──────── Source data
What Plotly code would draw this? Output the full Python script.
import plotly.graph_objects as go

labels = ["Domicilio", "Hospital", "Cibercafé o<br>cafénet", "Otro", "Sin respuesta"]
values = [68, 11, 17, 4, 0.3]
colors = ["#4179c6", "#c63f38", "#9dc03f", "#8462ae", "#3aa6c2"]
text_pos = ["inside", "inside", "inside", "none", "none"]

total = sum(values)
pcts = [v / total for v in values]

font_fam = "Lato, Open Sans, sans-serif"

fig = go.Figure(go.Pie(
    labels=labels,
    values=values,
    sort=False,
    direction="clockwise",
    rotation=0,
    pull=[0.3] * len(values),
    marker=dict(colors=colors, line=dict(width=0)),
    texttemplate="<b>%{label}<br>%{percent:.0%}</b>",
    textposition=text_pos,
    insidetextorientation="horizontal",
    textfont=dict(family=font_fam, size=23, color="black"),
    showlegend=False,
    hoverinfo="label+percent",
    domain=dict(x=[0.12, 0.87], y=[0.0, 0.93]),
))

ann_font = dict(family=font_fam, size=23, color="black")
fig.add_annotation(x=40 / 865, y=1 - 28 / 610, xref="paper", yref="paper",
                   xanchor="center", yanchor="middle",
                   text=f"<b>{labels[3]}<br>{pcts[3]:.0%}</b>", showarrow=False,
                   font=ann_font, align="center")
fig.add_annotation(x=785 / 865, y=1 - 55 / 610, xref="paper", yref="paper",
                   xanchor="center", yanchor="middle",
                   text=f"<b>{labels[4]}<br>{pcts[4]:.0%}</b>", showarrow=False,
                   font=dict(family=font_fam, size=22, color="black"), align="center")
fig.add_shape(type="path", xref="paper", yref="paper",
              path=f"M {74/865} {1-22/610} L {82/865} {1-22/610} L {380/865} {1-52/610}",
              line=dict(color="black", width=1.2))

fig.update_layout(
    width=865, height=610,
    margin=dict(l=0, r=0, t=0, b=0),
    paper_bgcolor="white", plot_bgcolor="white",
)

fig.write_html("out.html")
────────────────
Set task
Write out the listing once more, matching it exactly.

The output
What Plotly code would draw this? Output the full Python script.
import plotly.graph_objects as go

labels = ["Domicilio", "Hospital", "Cibercafé o<br>cafénet", "Otro", "Sin respuesta"]
values = [68, 11, 17, 4, 0.3]
colors = ["#4179c6", "#c63f38", "#9dc03f", "#8462ae", "#3aa6c2"]
text_pos = ["inside", "inside", "inside", "none", "none"]

total = sum(values)
pcts = [v / total for v in values]

font_fam = "Lato, Open Sans, sans-serif"

fig = go.Figure(go.Pie(
    labels=labels,
    values=values,
    sort=False,
    direction="clockwise",
    rotation=0,
    pull=[0.3] * len(values),
    marker=dict(colors=colors, line=dict(width=0)),
    texttemplate="<b>%{label}<br>%{percent:.0%}</b>",
    textposition=text_pos,
    insidetextorientation="horizontal",
    textfont=dict(family=font_fam, size=23, color="black"),
    showlegend=False,
    hoverinfo="label+percent",
    domain=dict(x=[0.12, 0.87], y=[0.0, 0.93]),
))

ann_font = dict(family=font_fam, size=23, color="black")
fig.add_annotation(x=40 / 865, y=1 - 28 / 610, xref="paper", yref="paper",
                   xanchor="center", yanchor="middle",
                   text=f"<b>{labels[3]}<br>{pcts[3]:.0%}</b>", showarrow=False,
                   font=ann_font, align="center")
fig.add_annotation(x=785 / 865, y=1 - 55 / 610, xref="paper", yref="paper",
                   xanchor="center", yanchor="middle",
                   text=f"<b>{labels[4]}<br>{pcts[4]:.0%}</b>", showarrow=False,
                   font=dict(family=font_fam, size=22, color="black"), align="center")
fig.add_shape(type="path", xref="paper", yref="paper",
              path=f"M {74/865} {1-22/610} L {82/865} {1-22/610} L {380/865} {1-52/610}",
              line=dict(color="black", width=1.2))

fig.update_layout(
    width=865, height=610,
    margin=dict(l=0, r=0, t=0, b=0),
    paper_bgcolor="white", plot_bgcolor="white",
)

fig.write_html("out.html")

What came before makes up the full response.